Admiraçión termina con otro ejemplo de la lectura autobiográfica de la Biblia, estratagema mediante la cual Teresa reclama la autoría de Arboleda que algu­nos de sus detractores le habían negado. La escritora compara su intelecto, al que Dios ha inspirado para escribir Arboleda, con el hombre ciego que Cristo co­noció en el camino de Jericó (Lucas 18:35-43). Al principio, Teresa relata en tercera persona cómo su intelecto implora al Hijo de David su misericordia, y luego, de repente, se introduce a sí misma en la na­rración bíblica pasando a usar la primera persona y se imagina implorando a Cristo desde la orilla de las ca­lles de Jericó. En la interpretación alegórica que sigue explica que así como Cristo curó al ciego, Él también, el médico verdadero, la curó a ella y le permitió ver la luz y componer su Arboleda. Por lo tanto, aquellos que dudan de que ella haya escrito Arboleda deben abandonar su incredulidad y, en cambio, maravillarse del poder del Señor.

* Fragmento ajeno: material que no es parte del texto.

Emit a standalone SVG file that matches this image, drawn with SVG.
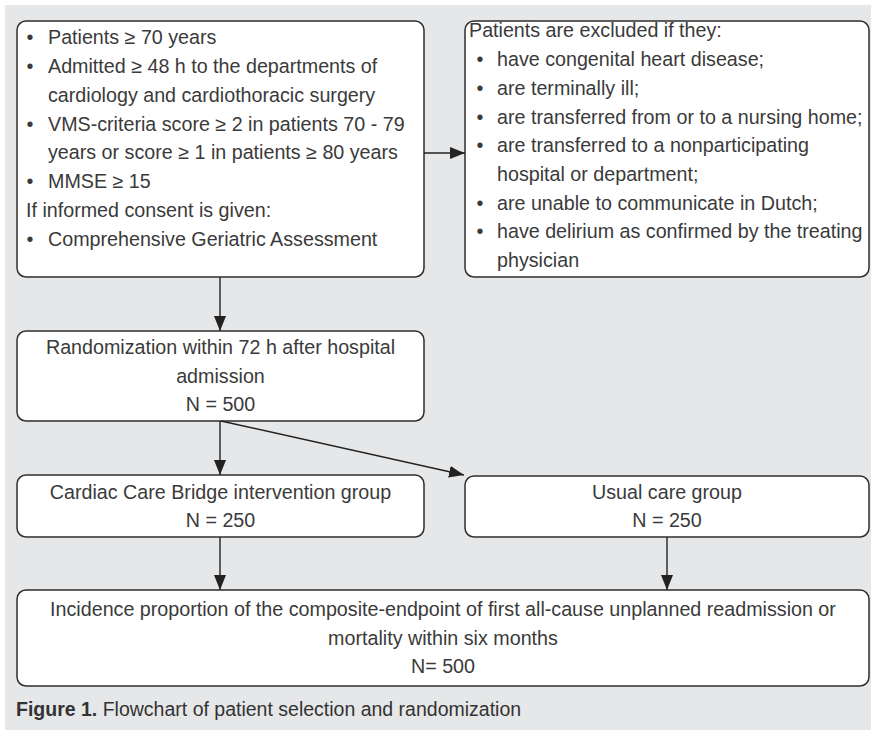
<svg xmlns="http://www.w3.org/2000/svg" width="871" height="730" viewBox="0 0 871 730">
<style>
.box{fill:#ffffff;stroke:#2e2e2e;stroke-width:1.5}
.t{font-family:"Liberation Sans",Arial,sans-serif;font-size:19.7px;fill:#3a3a3a}
.c{text-anchor:middle}
.b{text-anchor:middle}
.conn{stroke:#222222;stroke-width:1.4;fill:none;marker-end:url(#arr)}
.cap{font-family:"Liberation Sans",Arial,sans-serif;font-size:19.5px;fill:#333333}
</style>
<defs>
<marker id="arr" markerUnits="userSpaceOnUse" markerWidth="15" markerHeight="12" refX="15" refY="6" orient="auto">
<path d="M0,0 L15,6 L0,12 z" fill="#222222"/>
</marker>
</defs>
<rect x="0" y="0" width="871" height="730" fill="#ffffff"/>
<rect x="5" y="5" width="866" height="725" fill="#e6e7e9"/>

<g id="inclusion">
<rect class="box" x="17" y="21" width="407" height="256" rx="9"/>
<text class="t b" x="30" y="44">•</text>
<text class="t" x="48" y="44">Patients ≥ 70 years</text>
<text class="t b" x="30" y="73">•</text>
<text class="t" x="48" y="73">Admitted ≥ 48 h to the departments of</text>
<text class="t" x="48" y="102">cardiology and cardiothoracic surgery</text>
<text class="t b" x="30" y="131">•</text>
<text class="t" x="48" y="131">VMS-criteria score ≥ 2 in patients 70 - 79</text>
<text class="t" x="48" y="159">years or score ≥ 1 in patients ≥ 80 years</text>
<text class="t b" x="30" y="188">•</text>
<text class="t" x="48" y="188">MMSE ≥ 15</text>
<text class="t" x="26" y="217">If informed consent is given:</text>
<text class="t b" x="30" y="246">•</text>
<text class="t" x="48" y="246">Comprehensive Geriatric Assessment</text>
</g>

<g id="exclusion">
<rect class="box" x="465" y="21" width="404" height="256" rx="9"/>
<text class="t" x="469" y="37">Patients are excluded if they:</text>
<text class="t b" x="480" y="66">•</text>
<text class="t" x="497" y="66">have congenital heart disease;</text>
<text class="t b" x="480" y="95">•</text>
<text class="t" x="497" y="95">are terminally ill;</text>
<text class="t b" x="480" y="124">•</text>
<text class="t" x="497" y="124">are transferred from or to a nursing home;</text>
<text class="t b" x="480" y="152">•</text>
<text class="t" x="497" y="152">are transferred to a nonparticipating</text>
<text class="t" x="497" y="181">hospital or department;</text>
<text class="t b" x="480" y="210">•</text>
<text class="t" x="497" y="210">are unable to communicate in Dutch;</text>
<text class="t b" x="480" y="238">•</text>
<text class="t" x="497" y="238">have delirium as confirmed by the treating</text>
<text class="t" x="497" y="267">physician</text>
</g>

<g id="randomization">
<rect class="box" x="17" y="331" width="407" height="90" rx="9"/>
<text class="t c" x="220.5" y="354">Randomization within 72 h after hospital</text>
<text class="t c" x="220.5" y="383">admission</text>
<text class="t c" x="220.5" y="411">N = 500</text>
</g>

<g id="intervention">
<rect class="box" x="17" y="475" width="407" height="62" rx="9"/>
<text class="t c" x="220.5" y="499">Cardiac Care Bridge intervention group</text>
<text class="t c" x="220.5" y="527">N = 250</text>
</g>

<g id="usualcare">
<rect class="box" x="465" y="476" width="404" height="61" rx="9"/>
<text class="t c" x="667" y="499">Usual care group</text>
<text class="t c" x="667" y="527">N = 250</text>
</g>

<g id="outcome">
<rect class="box" x="17" y="590" width="852" height="96" rx="9"/>
<text class="t c" x="443" y="616">Incidence proportion of the composite-endpoint of first all-cause unplanned readmission or</text>
<text class="t c" x="443" y="645">mortality within six months</text>
<text class="t c" x="443" y="673">N= 500</text>
</g>

<g id="connectors">
<line class="conn" x1="220" y1="277" x2="220" y2="331"/>
<line class="conn" x1="424" y1="153" x2="465" y2="153"/>
<line class="conn" x1="220" y1="421" x2="220" y2="475"/>
<line class="conn" x1="221" y1="421" x2="464" y2="475"/>
<line class="conn" x1="220" y1="537" x2="220" y2="590"/>
<line class="conn" x1="667" y1="537" x2="667" y2="590"/>
</g>

<text class="cap" x="16" y="716"><tspan font-weight="bold">Figure 1.</tspan> Flowchart of patient selection and randomization</text>
</svg>
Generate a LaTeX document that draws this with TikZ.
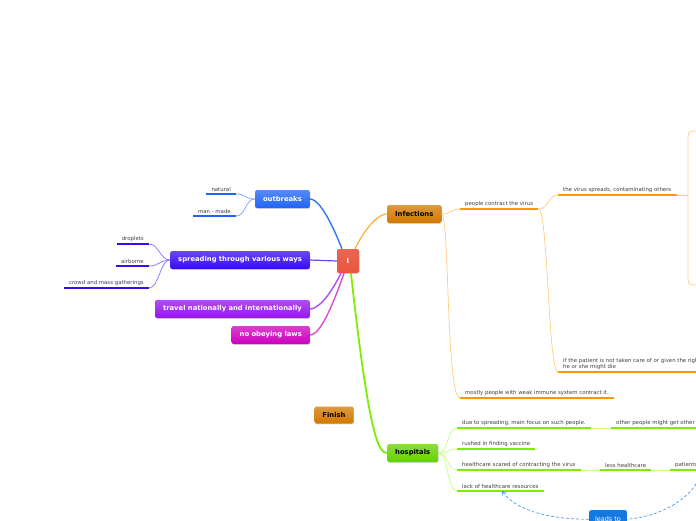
\documentclass[tikz,border=0pt]{standalone}
\usepackage{fontspec}
\setmainfont{DejaVu Sans}
\usetikzlibrary{positioning, arrows.meta, shadows}
\definecolor{coreRed}{RGB}{232,85,62}
\definecolor{outBlue}{RGB}{30,100,245}
\definecolor{spreadBlue}{RGB}{55,10,240}
\definecolor{travelPurple}{RGB}{150,20,235}
\definecolor{lawPink}{RGB}{205,0,190}
\definecolor{infOrange}{RGB}{210,120,0}
\definecolor{hospGreen}{RGB}{100,210,0}
\definecolor{leadBlue}{RGB}{20,120,225}
\definecolor{leafOrange}{RGB}{255,153,0}
\definecolor{leafGreen}{RGB}{125,238,0}
\definecolor{outThin}{RGB}{120,160,255}
\definecolor{spreadThin}{RGB}{135,115,255}
\definecolor{infThin}{RGB}{255,205,130}
\definecolor{hospThin}{RGB}{195,255,130}

\begin{document}
\begin{tikzpicture}[x=1pt, y=-1pt,
  topic/.style={font=\fontsize{6.8}{8}\selectfont\bfseries, text=white, rounded corners=2pt,
    minimum height=18pt, inner xsep=8pt, top color=#1!75!white, bottom color=#1,
    drop shadow={shadow xshift=0.5pt, shadow yshift=-0.8pt, opacity=0.3}},
  leaf/.style={font=\fontsize{5.4}{6.6}\selectfont, text=black!75, inner xsep=5pt, inner ysep=2pt, align=left},
]
  \useasboundingbox (0,0) rectangle (696,520);

  \node[topic=coreRed, top color=coreRed!90!white, minimum width=22pt, minimum height=24pt, inner xsep=0pt] (core) at (348,261) {I};
  \node[topic=outBlue, anchor=east] (outbreaks) at (310,199) {outbreaks};
  \node[topic=spreadBlue, anchor=east] (spreading) at (310,260) {spreading through various ways};
  \node[topic=travelPurple, anchor=east] (travel) at (310,309) {travel nationally and internationally};
  \node[topic=lawPink, anchor=east] (laws) at (310,335) {no obeying laws};
  \node[topic=infOrange, text=black, anchor=west] (infections) at (387,214) {Infections};
  \node[topic=hospGreen, text=black, anchor=west] (hospitals) at (387,453) {hospitals};
  \node[topic=infOrange, text=black, minimum height=17pt] (finish) at (334,415) {Finish};
  \node[font=\fontsize{6.5}{8}\selectfont, text=white, fill=leadBlue, rounded corners=2pt,
    minimum height=18pt, inner xsep=6pt, anchor=north] (leadsto) at (608,510) {leads to};

  \node[leaf, anchor=south east] (natural) at (236,194) {natural};
  \node[leaf, anchor=south east] (manmade) at (236,216) {man - made};
  \node[leaf, anchor=south east] (droplets) at (149,244) {droplets};
  \node[leaf, anchor=south east] (airborne) at (149,266) {airborne};
  \node[leaf, anchor=south east] (crowd) at (149,288) {crowd and mass gatherings};

  \node[leaf, anchor=south west] (contract) at (460,209) {people contract the virus};
  \node[leaf, anchor=south west] (spreads) at (558,195) {the virus spreads, contaminating others};
  \node[leaf, anchor=south west] (care) at (558,372) {if the patient is not taken care of or given the right\\he or she might die};
  \node[leaf, anchor=south west] (weak) at (460,398) {mostly people with weak immune system contract it.};

  \node[leaf, anchor=south west] (focus) at (457,428) {due to spreading, main focus on such people.};
  \node[leaf, anchor=south west] (others) at (611,428) {other people might get other};
  \node[leaf, anchor=south west] (vaccine) at (457,449) {rushed in finding vaccine};
  \node[leaf, anchor=south west] (scared) at (457,470) {healthcare scared of contracting the virus};
  \node[leaf, anchor=south west] (less) at (600,470) {less healthcare};
  \node[leaf, anchor=south west] (patients) at (670,470) {patients};
  \node[leaf, anchor=south west] (resources) at (457,491) {lack of healthcare resources};

  \foreach \n/\c in {natural/outBlue, manmade/outBlue, droplets/spreadBlue, airborne/spreadBlue,
      crowd/spreadBlue, contract/leafOrange, spreads/leafOrange, care/leafOrange, weak/leafOrange,
      focus/leafGreen, others/leafGreen, vaccine/leafGreen, scared/leafGreen, less/leafGreen,
      patients/leafGreen, resources/leafGreen}
    \draw[\c, line width=2.4pt] (\n.south west) -- (\n.south east);

  \draw[outBlue!90!white, line width=1.4pt] ([xshift=-6pt]core.north) .. controls +(-16,-40) and +(6,0) .. (outbreaks.east);
  \draw[spreadBlue!75!white, line width=1.2pt] (core.west) -- (spreading.east);
  \draw[travelPurple!75!white, line width=1.4pt] ([xshift=-7pt]core.south) .. controls +(-14,28) and +(6,0) .. (travel.east);
  \draw[lawPink!70!white, line width=1.4pt] ([xshift=-4pt]core.south) .. controls +(-18,52) and +(6,0) .. (laws.east);
  \draw[leafGreen, line width=1.8pt] ([xshift=3pt]core.south) .. controls +(18,165) and +(-8,0) .. (hospitals.west);
  \draw[leafOrange!80!white, line width=1.2pt] ([xshift=7pt]core.north) .. controls +(14,-28) and +(-6,0) .. (infections.west);

  \foreach \n in {natural, manmade}
    \draw[outThin, line width=0.7pt] (outbreaks.west) .. controls +(-10,0) and +(10,0) .. (\n.south east);
  \foreach \n in {droplets, airborne, crowd}
    \draw[spreadThin, line width=0.7pt] (spreading.west) .. controls +(-10,0) and +(10,0) .. (\n.south east);
  \draw[infThin, line width=0.7pt] (infections.east) .. controls +(10,0) and +(-10,0) .. (contract.south west);
  \draw[infThin, line width=0.7pt] (infections.east) .. controls +(8,0) and +(-14,0) .. (weak.south west);
  \foreach \n in {spreads, care}
    \draw[infThin, line width=0.7pt] (contract.south east) .. controls +(10,0) and +(-10,0) .. (\n.south west);
  \coordinate (brace) at (688,195);
  \draw[infThin, line width=0.7pt] (spreads.south east) -- (brace);
  \draw[infThin, line width=0.7pt] (697,131) .. controls (688,131) .. (688,142) -- (688,274) .. controls (688,285) .. (697,285);

  \foreach \n in {focus, vaccine, scared, resources}
    \draw[hospThin, line width=0.7pt] (hospitals.east) .. controls +(10,0) and +(-10,0) .. (\n.south west);
  \draw[hospThin, line width=0.7pt] (focus.south east) -- (others.south west);
  \draw[hospThin, line width=0.7pt] (scared.south east) -- (less.south west);
  \draw[hospThin, line width=0.7pt] (less.south east) -- (patients.south west);

  \draw[leadBlue!75!white, line width=0.7pt, dash pattern=on 3pt off 2pt] (patients.south east) .. controls +(-8,30) and +(30,-2) .. (leadsto.east);
  \draw[leadBlue!75!white, line width=0.7pt, dash pattern=on 3pt off 2pt, -{Straight Barb[length=3pt, width=5pt]}] (leadsto.west) .. controls +(-50,0) and +(10,15) .. ([xshift=2pt]resources.south);
\end{tikzpicture}
\end{document}
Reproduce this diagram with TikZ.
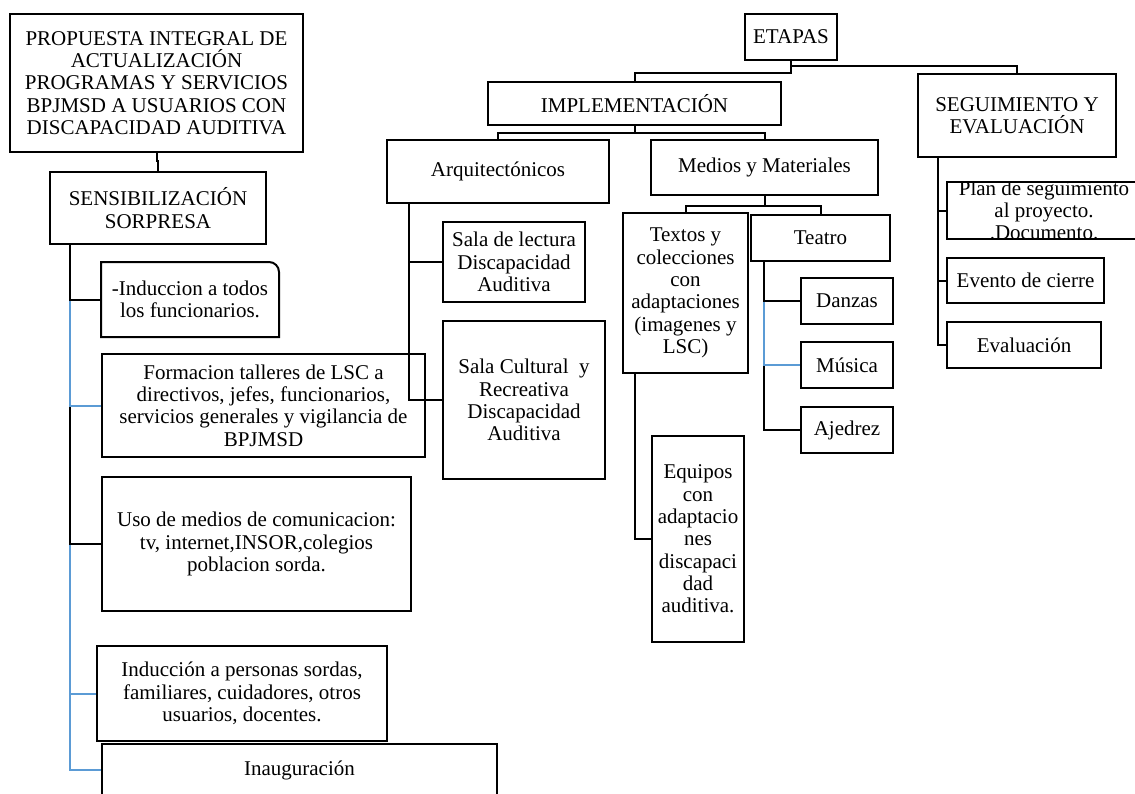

Teresa de Cartagena destaca como una de las pocas escritoras de la España medieval. Es además notable no sólo por escribir un tratado espiritual en una época en que tal actividad no se consideraba propia de mu­jeres, sino también por haber tenido el coraje de de­fender su acción. Después de siglos de olvido, Teresa de Cartagena fue recuperada en la segunda mitad del siglo xx, gracias al interés creciente por la historia de la mujer y la escritura femenina.

 

Obras de ~: Arboleda de los enfermos. Admiraçión operum Dey, ed. Lewis Joseph Hutton, Madrid, Anejos del Boletín de la Real Academia Española, 1967.

 

Bibl.: A. Deyermond, “‘El convento de dolencias’: The Works of Teresa de Cartagena”, en Journal of Hispanic Phi­lology, 1 (1976), págs. 19-29; R. E. Surtz, “Image patterns in Teresa de Cartagena’s Arboleda de los enfermos”, en La Chispa’87: Selected Proceedings of the Eighth Louisiana Con­ference on Hispanic Languages and Literatures, New Orleans, Tulane University, 1987, págs. 297-304; R. E. Surtz, Writing Women in Late Medieval and Early Modern Spain: The Mothers of Saint Teresa of Avila, Philadelphia, University of Pennsyl­vania Press, 1995, págs. 21-40; D. Seidenspinner-Núñez, The Writings of Teresa de Cartagena, Cambridge, D. S. Brewer, 1998, págs. 113-138; C. Segura Graíño, Diccionario de mu­jeres célebres, Madrid, Espasa Calpe, 1998; Y. Kim y D. Sei­denspinner-Núñez, “Historicizing Teresa: New Documents Regarding Teresa de Cartagena”, en La Crónica, 32, 2 (2004), págs. 121-150.